Problem to solve:
Quote exactly the lines spanning from the top of the data below to the line that contains "import matplotlib.pyplot as plt", including both.

Dataset records:
* Begin *
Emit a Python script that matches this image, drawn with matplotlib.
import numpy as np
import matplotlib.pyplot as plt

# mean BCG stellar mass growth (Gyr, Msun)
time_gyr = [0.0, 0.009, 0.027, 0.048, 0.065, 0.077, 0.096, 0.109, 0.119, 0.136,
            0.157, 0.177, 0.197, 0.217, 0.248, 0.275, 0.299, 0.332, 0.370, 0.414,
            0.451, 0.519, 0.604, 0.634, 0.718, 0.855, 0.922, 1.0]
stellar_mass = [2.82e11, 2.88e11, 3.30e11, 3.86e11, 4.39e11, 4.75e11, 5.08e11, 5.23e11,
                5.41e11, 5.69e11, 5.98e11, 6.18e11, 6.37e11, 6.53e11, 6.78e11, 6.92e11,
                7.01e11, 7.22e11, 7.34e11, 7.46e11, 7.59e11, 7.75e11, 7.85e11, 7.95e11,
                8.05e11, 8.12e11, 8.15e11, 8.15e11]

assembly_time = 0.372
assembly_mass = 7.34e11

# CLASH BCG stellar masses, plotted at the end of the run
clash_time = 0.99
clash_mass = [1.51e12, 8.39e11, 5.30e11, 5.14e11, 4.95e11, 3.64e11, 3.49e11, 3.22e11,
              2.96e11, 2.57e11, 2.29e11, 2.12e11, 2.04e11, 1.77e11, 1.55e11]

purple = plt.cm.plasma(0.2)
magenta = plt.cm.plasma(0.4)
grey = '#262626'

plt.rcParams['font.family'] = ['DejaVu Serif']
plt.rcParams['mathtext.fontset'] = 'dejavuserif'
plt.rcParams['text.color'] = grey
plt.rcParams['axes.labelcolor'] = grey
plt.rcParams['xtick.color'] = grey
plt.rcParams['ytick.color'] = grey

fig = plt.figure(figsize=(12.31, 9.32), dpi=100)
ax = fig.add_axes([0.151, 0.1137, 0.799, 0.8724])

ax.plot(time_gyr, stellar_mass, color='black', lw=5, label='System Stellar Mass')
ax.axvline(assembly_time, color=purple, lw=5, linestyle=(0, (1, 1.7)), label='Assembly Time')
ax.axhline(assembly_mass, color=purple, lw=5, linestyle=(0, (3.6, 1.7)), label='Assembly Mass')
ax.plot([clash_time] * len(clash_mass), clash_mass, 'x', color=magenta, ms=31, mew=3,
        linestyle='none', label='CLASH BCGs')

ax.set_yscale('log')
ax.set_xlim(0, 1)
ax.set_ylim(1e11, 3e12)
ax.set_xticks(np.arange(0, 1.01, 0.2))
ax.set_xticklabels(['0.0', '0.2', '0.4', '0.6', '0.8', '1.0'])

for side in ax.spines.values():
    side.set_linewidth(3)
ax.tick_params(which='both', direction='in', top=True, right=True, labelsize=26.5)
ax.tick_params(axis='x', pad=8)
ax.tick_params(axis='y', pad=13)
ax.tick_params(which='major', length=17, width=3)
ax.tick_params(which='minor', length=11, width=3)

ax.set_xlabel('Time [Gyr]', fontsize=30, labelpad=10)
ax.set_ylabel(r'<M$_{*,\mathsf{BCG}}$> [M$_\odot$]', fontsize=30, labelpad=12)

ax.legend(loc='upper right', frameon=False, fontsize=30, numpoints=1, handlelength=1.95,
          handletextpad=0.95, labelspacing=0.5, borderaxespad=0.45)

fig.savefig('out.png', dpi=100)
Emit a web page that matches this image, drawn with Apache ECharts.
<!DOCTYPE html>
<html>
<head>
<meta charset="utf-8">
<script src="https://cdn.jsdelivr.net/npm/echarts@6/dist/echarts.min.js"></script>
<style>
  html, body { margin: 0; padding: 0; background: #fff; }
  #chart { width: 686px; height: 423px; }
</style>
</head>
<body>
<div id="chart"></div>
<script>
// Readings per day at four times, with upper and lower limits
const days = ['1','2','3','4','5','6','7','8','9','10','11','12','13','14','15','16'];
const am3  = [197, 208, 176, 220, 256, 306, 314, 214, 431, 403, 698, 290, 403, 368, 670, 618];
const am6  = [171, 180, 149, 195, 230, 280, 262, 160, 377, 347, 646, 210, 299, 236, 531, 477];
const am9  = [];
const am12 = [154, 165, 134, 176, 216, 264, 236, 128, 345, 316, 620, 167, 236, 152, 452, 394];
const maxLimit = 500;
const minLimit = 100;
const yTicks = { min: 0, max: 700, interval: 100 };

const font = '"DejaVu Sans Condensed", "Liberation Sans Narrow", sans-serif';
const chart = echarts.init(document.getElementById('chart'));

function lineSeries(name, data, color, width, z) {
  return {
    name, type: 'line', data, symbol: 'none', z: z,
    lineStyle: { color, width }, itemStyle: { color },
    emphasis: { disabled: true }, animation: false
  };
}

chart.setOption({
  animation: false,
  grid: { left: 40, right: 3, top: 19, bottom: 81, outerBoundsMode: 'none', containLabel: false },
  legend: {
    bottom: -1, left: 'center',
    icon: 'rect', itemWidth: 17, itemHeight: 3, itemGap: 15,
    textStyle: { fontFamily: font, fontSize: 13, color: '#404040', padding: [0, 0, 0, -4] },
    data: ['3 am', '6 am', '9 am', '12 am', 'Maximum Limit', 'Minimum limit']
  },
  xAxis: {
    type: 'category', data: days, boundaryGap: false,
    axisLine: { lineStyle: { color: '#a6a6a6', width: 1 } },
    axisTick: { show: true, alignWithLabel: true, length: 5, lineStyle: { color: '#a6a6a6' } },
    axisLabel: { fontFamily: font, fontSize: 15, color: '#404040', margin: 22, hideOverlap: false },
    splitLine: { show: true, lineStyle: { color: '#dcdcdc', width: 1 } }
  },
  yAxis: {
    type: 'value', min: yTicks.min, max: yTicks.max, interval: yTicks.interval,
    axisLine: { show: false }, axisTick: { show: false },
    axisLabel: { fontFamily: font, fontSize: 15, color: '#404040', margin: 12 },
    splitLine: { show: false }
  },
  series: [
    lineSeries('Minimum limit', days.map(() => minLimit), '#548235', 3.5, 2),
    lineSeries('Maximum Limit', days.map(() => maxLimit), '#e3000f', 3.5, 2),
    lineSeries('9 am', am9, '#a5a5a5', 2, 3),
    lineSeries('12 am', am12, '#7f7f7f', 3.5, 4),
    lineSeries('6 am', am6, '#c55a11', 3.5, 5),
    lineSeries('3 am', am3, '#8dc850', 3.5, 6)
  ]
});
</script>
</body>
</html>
* End *
Solution to the exercise:
Emit a Python script that matches this image, drawn with matplotlib.
import numpy as np
import matplotlib.pyplot as plt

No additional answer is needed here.